◆ **What to produce**
Leave out all pictures. Return exactly the lines from the top of the material through the line containing "from bokeh.resources import INLINE".
--- start of Given material ---
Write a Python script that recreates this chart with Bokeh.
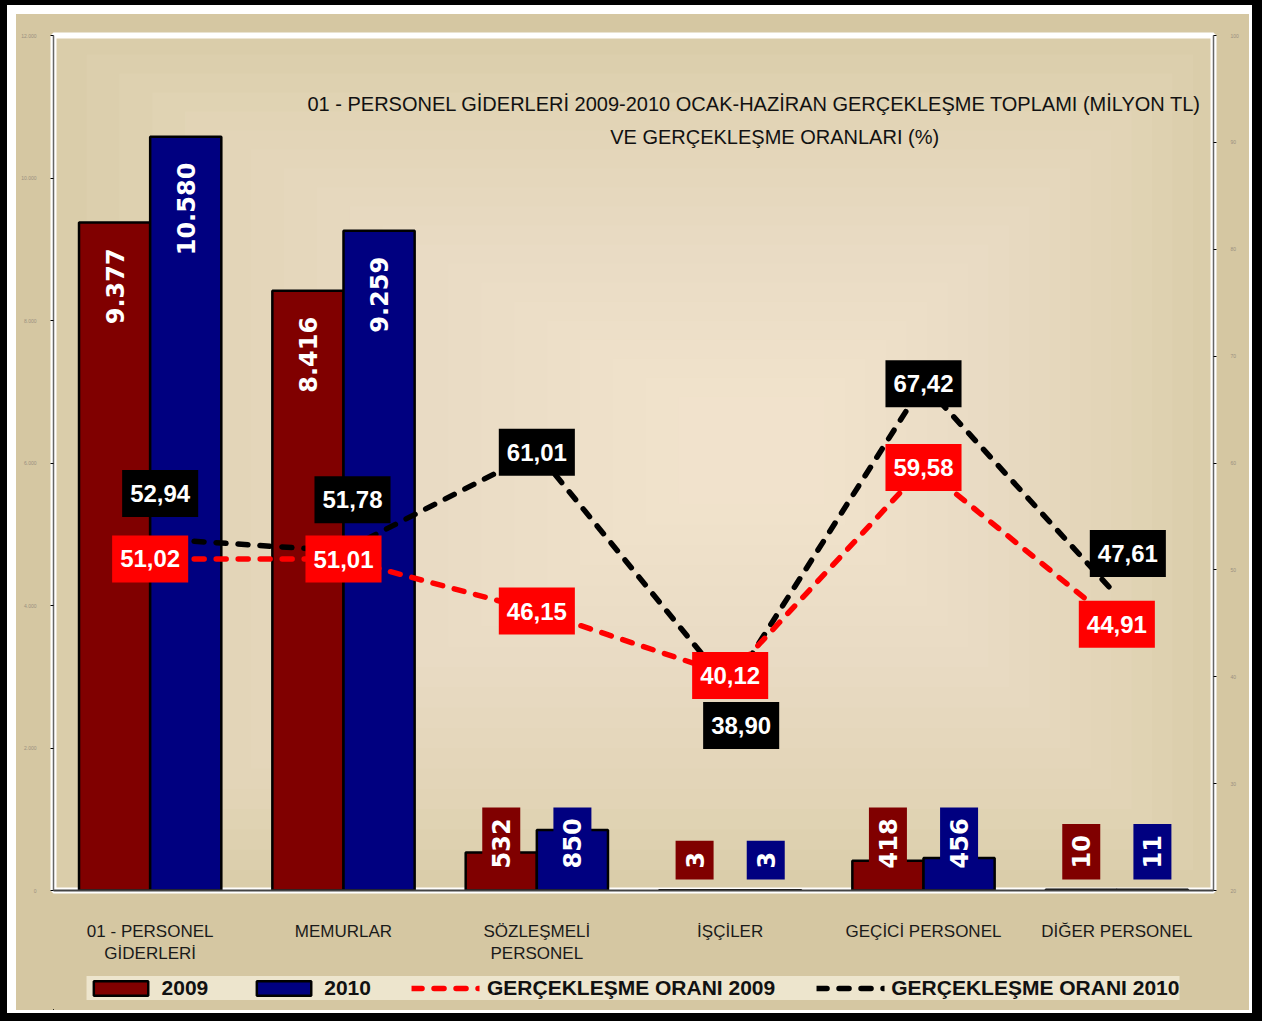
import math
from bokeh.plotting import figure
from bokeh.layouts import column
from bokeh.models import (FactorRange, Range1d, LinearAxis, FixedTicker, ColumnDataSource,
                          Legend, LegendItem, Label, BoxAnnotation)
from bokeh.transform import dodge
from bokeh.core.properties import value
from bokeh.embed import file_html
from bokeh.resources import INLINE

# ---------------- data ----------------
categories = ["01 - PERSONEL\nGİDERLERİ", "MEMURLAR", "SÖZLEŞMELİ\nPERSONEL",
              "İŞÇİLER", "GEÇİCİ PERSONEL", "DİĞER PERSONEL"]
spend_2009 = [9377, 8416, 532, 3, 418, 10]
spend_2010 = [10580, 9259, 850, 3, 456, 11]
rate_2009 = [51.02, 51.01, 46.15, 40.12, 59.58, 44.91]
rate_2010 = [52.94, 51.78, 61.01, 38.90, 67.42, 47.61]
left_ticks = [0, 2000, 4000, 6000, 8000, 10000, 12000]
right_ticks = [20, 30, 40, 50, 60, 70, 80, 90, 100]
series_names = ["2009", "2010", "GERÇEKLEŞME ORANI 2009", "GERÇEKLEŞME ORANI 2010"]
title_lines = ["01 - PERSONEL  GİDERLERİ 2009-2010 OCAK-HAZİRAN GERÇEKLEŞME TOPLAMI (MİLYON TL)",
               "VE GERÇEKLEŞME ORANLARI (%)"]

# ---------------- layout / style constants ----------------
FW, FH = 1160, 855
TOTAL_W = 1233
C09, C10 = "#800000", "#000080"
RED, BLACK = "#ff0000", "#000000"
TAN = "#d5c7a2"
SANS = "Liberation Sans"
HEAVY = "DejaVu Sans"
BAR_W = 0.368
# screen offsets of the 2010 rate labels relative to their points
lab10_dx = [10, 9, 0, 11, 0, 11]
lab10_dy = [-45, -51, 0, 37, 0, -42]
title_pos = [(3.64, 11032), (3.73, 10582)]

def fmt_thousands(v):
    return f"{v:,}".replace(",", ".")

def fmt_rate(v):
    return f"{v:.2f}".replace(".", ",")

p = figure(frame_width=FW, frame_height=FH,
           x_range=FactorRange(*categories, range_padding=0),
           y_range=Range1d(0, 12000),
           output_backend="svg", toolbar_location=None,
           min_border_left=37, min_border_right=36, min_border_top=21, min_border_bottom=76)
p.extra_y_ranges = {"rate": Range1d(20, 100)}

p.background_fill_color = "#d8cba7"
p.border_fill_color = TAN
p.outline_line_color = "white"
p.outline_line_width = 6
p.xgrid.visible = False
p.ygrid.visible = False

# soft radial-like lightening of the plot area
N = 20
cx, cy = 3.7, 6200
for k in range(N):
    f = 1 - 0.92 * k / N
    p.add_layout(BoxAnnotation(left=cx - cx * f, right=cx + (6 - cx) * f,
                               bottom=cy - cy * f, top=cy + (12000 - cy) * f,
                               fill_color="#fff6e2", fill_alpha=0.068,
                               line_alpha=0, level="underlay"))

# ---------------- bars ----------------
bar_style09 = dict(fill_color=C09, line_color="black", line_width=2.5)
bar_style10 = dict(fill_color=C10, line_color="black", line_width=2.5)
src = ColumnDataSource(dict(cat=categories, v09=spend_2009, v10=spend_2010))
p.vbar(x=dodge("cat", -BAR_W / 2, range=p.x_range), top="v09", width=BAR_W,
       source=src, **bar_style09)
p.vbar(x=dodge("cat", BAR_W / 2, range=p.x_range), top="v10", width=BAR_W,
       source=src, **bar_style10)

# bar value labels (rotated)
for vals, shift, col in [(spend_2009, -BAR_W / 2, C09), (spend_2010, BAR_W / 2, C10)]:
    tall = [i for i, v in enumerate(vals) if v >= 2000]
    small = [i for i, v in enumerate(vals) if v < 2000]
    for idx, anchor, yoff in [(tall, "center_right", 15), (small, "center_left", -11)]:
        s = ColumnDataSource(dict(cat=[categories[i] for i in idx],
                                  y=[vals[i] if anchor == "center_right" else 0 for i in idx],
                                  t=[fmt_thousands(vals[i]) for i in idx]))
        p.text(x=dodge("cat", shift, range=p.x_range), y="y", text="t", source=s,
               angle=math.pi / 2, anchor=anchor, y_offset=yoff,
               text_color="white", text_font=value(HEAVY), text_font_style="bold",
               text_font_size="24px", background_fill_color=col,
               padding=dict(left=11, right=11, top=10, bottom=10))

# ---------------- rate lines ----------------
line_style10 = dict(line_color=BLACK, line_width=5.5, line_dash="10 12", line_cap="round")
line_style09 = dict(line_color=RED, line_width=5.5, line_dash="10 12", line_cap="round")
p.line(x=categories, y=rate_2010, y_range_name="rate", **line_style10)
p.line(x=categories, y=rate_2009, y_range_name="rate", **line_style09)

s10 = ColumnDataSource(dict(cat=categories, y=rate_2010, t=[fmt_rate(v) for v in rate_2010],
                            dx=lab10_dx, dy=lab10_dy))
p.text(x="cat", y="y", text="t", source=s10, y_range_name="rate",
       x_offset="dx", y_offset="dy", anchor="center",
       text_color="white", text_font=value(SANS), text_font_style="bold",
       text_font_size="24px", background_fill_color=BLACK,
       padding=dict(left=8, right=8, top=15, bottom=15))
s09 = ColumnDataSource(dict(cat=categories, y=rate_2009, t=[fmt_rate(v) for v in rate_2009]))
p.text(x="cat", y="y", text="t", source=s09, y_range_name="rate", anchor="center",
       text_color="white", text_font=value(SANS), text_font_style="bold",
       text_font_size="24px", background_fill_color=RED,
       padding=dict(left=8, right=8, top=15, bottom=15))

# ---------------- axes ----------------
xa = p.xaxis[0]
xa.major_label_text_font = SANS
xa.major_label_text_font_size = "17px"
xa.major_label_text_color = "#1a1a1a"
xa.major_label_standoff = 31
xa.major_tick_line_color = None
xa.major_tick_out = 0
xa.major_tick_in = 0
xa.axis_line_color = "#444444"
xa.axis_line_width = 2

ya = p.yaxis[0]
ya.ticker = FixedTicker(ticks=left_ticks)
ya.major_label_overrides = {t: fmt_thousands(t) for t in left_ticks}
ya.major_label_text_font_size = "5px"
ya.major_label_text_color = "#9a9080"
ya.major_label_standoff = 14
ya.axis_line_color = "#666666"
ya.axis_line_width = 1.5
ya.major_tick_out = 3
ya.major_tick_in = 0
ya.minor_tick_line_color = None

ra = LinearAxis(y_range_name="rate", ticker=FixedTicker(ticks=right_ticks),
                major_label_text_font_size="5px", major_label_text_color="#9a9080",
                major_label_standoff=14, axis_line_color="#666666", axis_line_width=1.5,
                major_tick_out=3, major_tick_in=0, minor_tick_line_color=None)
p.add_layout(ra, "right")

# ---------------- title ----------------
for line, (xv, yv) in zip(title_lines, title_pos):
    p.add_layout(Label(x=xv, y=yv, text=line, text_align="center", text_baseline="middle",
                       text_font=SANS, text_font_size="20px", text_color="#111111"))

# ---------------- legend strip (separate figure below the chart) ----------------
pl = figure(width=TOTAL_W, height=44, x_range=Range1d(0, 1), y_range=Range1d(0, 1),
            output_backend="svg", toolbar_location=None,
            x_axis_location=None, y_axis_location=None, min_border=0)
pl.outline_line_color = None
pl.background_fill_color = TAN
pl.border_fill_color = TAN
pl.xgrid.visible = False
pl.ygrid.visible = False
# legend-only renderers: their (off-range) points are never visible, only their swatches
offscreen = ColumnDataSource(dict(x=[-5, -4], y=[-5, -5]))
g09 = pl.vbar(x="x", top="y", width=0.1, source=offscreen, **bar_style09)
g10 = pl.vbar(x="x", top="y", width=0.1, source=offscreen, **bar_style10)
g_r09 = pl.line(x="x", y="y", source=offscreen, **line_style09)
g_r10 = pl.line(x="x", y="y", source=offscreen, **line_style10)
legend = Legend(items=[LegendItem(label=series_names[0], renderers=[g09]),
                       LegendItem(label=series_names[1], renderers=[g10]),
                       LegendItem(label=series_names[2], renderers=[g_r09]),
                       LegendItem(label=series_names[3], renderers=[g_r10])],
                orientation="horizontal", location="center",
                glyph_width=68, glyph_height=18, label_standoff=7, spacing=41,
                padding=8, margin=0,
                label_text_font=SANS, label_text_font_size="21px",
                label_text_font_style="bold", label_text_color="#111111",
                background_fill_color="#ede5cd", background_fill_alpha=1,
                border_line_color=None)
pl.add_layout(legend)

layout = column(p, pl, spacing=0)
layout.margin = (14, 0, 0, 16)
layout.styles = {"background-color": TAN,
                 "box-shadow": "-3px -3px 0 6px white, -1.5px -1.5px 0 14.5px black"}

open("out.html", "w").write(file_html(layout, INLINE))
--- end of Given material ---
◆ **Exercise solution**
Write a Python script that recreates this chart with Bokeh.
import math
from bokeh.plotting import figure
from bokeh.layouts import column
from bokeh.models import (FactorRange, Range1d, LinearAxis, FixedTicker, ColumnDataSource,
                          Legend, LegendItem, Label, BoxAnnotation)
from bokeh.transform import dodge
from bokeh.core.properties import value
from bokeh.embed import file_html
from bokeh.resources import INLINE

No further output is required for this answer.